WHAT THIS TASK INVOLVES ▸ Report how many lines hold the word "matplotlib"; give nothing but the number.
-- Start --
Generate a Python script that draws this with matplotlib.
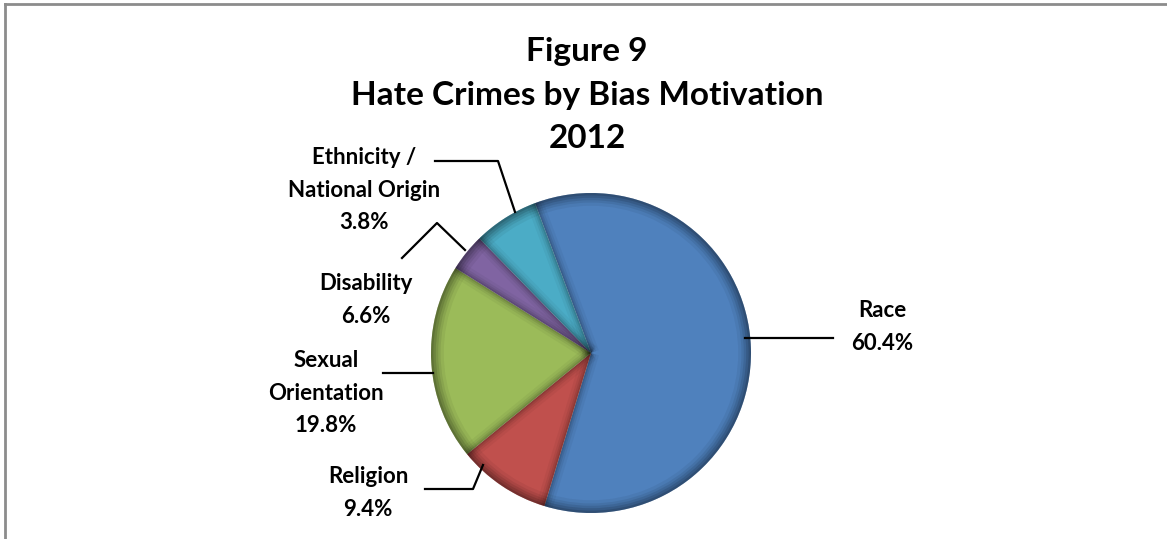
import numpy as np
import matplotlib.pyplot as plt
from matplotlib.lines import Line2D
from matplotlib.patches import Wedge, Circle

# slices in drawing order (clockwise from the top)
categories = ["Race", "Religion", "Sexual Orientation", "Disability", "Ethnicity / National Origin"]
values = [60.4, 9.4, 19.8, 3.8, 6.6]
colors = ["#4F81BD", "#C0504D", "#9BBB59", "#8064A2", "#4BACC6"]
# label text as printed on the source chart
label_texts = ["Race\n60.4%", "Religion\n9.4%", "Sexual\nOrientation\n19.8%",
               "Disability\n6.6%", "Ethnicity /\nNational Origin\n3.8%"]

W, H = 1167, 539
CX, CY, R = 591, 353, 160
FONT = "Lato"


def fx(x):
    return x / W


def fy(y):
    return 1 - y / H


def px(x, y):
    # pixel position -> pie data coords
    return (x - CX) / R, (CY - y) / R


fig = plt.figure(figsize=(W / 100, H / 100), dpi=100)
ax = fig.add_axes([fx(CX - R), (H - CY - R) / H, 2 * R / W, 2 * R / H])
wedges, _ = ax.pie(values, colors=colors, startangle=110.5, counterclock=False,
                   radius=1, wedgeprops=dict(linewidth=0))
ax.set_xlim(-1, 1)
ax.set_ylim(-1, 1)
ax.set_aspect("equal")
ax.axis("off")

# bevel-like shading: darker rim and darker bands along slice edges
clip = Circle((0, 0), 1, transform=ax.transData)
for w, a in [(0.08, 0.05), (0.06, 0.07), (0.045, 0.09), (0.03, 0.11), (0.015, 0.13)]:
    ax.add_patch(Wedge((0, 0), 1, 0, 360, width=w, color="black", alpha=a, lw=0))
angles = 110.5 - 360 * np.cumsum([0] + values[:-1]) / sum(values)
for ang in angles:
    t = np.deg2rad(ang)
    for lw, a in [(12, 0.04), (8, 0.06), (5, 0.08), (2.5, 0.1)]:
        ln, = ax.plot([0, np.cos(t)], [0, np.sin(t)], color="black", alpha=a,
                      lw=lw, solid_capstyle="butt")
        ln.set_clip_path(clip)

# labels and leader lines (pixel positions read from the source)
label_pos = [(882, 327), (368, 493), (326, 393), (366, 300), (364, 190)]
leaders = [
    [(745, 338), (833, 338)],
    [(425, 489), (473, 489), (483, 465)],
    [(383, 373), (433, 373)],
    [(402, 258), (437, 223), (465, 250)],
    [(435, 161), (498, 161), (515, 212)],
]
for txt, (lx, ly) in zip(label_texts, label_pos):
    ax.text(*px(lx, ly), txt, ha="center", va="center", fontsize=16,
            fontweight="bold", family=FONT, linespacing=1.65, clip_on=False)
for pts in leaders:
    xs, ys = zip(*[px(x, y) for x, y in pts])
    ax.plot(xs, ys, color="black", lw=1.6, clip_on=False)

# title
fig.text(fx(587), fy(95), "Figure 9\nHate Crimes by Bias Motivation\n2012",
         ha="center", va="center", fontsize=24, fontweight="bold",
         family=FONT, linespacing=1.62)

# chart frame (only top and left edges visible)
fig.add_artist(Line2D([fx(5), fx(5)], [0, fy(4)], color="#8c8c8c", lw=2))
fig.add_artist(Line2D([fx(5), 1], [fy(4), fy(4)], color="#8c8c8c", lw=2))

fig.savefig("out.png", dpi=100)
-- End --
RIGHT ANSWER ▸ 4